• **WORK TO BE COMPLETED**
Transcribe the data in full and exactly, omitting any pictures.

• **DATA**
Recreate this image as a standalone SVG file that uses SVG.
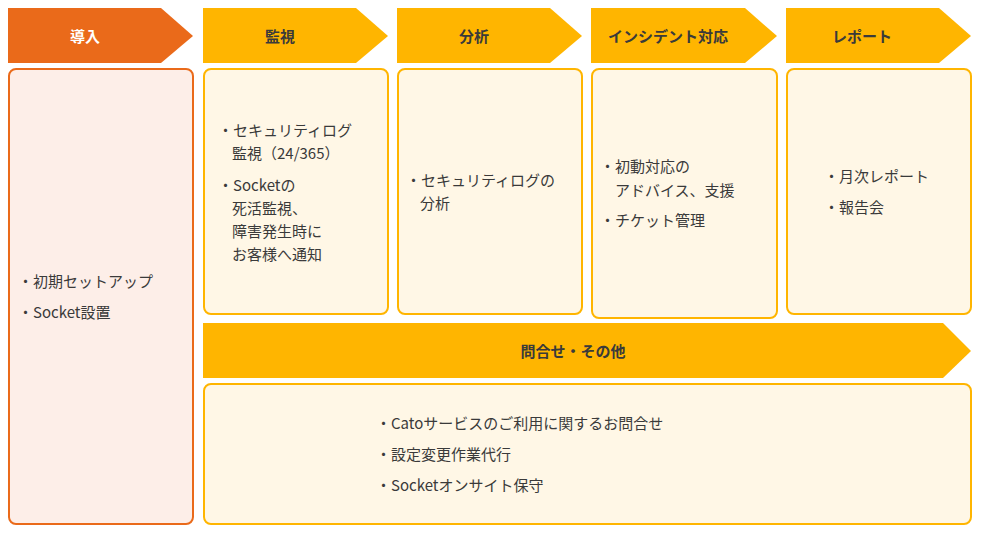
<svg xmlns="http://www.w3.org/2000/svg" width="981" height="533" viewBox="0 0 981 533">
<style>
text{font-family:"Noto Sans CJK JP","Noto Sans",sans-serif;fill:#3a3a3a;font-size:15px}
.h{font-weight:bold;font-size:15px;text-anchor:middle}
.y{fill:#FFB500}
.o{fill:#EA6A1A}
.by{fill:#FFF7E6;stroke:#FFB500;stroke-width:2}
.bo{fill:#FDEEE8;stroke:#EA6A1A;stroke-width:2}
</style>
<rect width="981" height="533" fill="#fff"/>
<g id="intro">
<polygon class="o" points="8,8 161,8 193,36 161,63 8,63"/>
<text class="h" x="85" y="42" style="fill:#fff">導入</text>
<rect class="bo" x="9" y="69" width="184" height="455" rx="7"/>
<text x="18" y="287">・初期セットアップ</text>
<text x="18" y="318">・Socket設置</text>
</g>
<g id="monitor">
<polygon class="y" points="203,8 356,8 388,36 356,63 203,63"/>
<text class="h" x="280" y="42">監視</text>
<rect class="by" x="204" y="69" width="184" height="245" rx="7"/>
<text x="218" y="136">・セキュリティログ</text>
<text x="232" y="159">監視（24/365）</text>
<text x="218" y="191">・Socketの</text>
<text x="232" y="214">死活監視、</text>
<text x="232" y="237">障害発生時に</text>
<text x="232" y="260">お客様へ通知</text>
</g>
<g id="analysis">
<polygon class="y" points="397,8 550,8 582,36 550,63 397,63"/>
<text class="h" x="474" y="42">分析</text>
<rect class="by" x="398" y="69" width="184" height="245" rx="7"/>
<text x="406" y="186">・セキュリティログの</text>
<text x="420" y="209">分析</text>
</g>
<g id="incident">
<polygon class="y" points="591,8 745,8 777,36 745,63 591,63"/>
<text class="h" x="668" y="42">インシデント対応</text>
<rect class="by" x="592" y="69" width="185" height="249" rx="7"/>
<text x="600" y="172">・初動対応の</text>
<text x="615" y="196">アドバイス、支援</text>
<text x="600" y="226">・チケット管理</text>
</g>
<g id="report">
<polygon class="y" points="786,8 939,8 971,36 939,63 786,63"/>
<text class="h" x="862" y="42">レポート</text>
<rect class="by" x="787" y="69" width="184" height="245" rx="7"/>
<text x="824" y="182">・月次レポート</text>
<text x="824" y="213">・報告会</text>
</g>
<g id="other">
<polygon class="y" points="203,323 943,323 971,351 943,378 203,378"/>
<text class="h" x="573" y="357">問合せ・その他</text>
<rect class="by" x="204" y="384" width="767" height="140" rx="7"/>
<text x="376" y="429">・Catoサービスのご利用に関するお問合せ</text>
<text x="376" y="460">・設定変更作業代行</text>
<text x="376" y="491">・Socketオンサイト保守</text>
</g>
<g id="connectors"/>
</svg>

• **EXPECTED ANSWER**
Recreate this image as a standalone SVG file that uses SVG.
<svg xmlns="http://www.w3.org/2000/svg" width="981" height="533" viewBox="0 0 981 533">
<style>
text{font-family:"Noto Sans CJK JP","Noto Sans",sans-serif;fill:#3a3a3a;font-size:15px}
.h{font-weight:bold;font-size:15px;text-anchor:middle}
.y{fill:#FFB500}
.o{fill:#EA6A1A}
.by{fill:#FFF7E6;stroke:#FFB500;stroke-width:2}
.bo{fill:#FDEEE8;stroke:#EA6A1A;stroke-width:2}
</style>
<rect width="981" height="533" fill="#fff"/>
<g id="intro">
<polygon class="o" points="8,8 161,8 193,36 161,63 8,63"/>
<text class="h" x="85" y="42" style="fill:#fff">導入</text>
<rect class="bo" x="9" y="69" width="184" height="455" rx="7"/>
<text x="18" y="287">・初期セットアップ</text>
<text x="18" y="318">・Socket設置</text>
</g>
<g id="monitor">
<polygon class="y" points="203,8 356,8 388,36 356,63 203,63"/>
<text class="h" x="280" y="42">監視</text>
<rect class="by" x="204" y="69" width="184" height="245" rx="7"/>
<text x="218" y="136">・セキュリティログ</text>
<text x="232" y="159">監視（24/365）</text>
<text x="218" y="191">・Socketの</text>
<text x="232" y="214">死活監視、</text>
<text x="232" y="237">障害発生時に</text>
<text x="232" y="260">お客様へ通知</text>
</g>
<g id="analysis">
<polygon class="y" points="397,8 550,8 582,36 550,63 397,63"/>
<text class="h" x="474" y="42">分析</text>
<rect class="by" x="398" y="69" width="184" height="245" rx="7"/>
<text x="406" y="186">・セキュリティログの</text>
<text x="420" y="209">分析</text>
</g>
<g id="incident">
<polygon class="y" points="591,8 745,8 777,36 745,63 591,63"/>
<text class="h" x="668" y="42">インシデント対応</text>
<rect class="by" x="592" y="69" width="185" height="249" rx="7"/>
<text x="600" y="172">・初動対応の</text>
<text x="615" y="196">アドバイス、支援</text>
<text x="600" y="226">・チケット管理</text>
</g>
<g id="report">
<polygon class="y" points="786,8 939,8 971,36 939,63 786,63"/>
<text class="h" x="862" y="42">レポート</text>
<rect class="by" x="787" y="69" width="184" height="245" rx="7"/>
<text x="824" y="182">・月次レポート</text>
<text x="824" y="213">・報告会</text>
</g>
<g id="other">
<polygon class="y" points="203,323 943,323 971,351 943,378 203,378"/>
<text class="h" x="573" y="357">問合せ・その他</text>
<rect class="by" x="204" y="384" width="767" height="140" rx="7"/>
<text x="376" y="429">・Catoサービスのご利用に関するお問合せ</text>
<text x="376" y="460">・設定変更作業代行</text>
<text x="376" y="491">・Socketオンサイト保守</text>
</g>
<g id="connectors"/>
</svg>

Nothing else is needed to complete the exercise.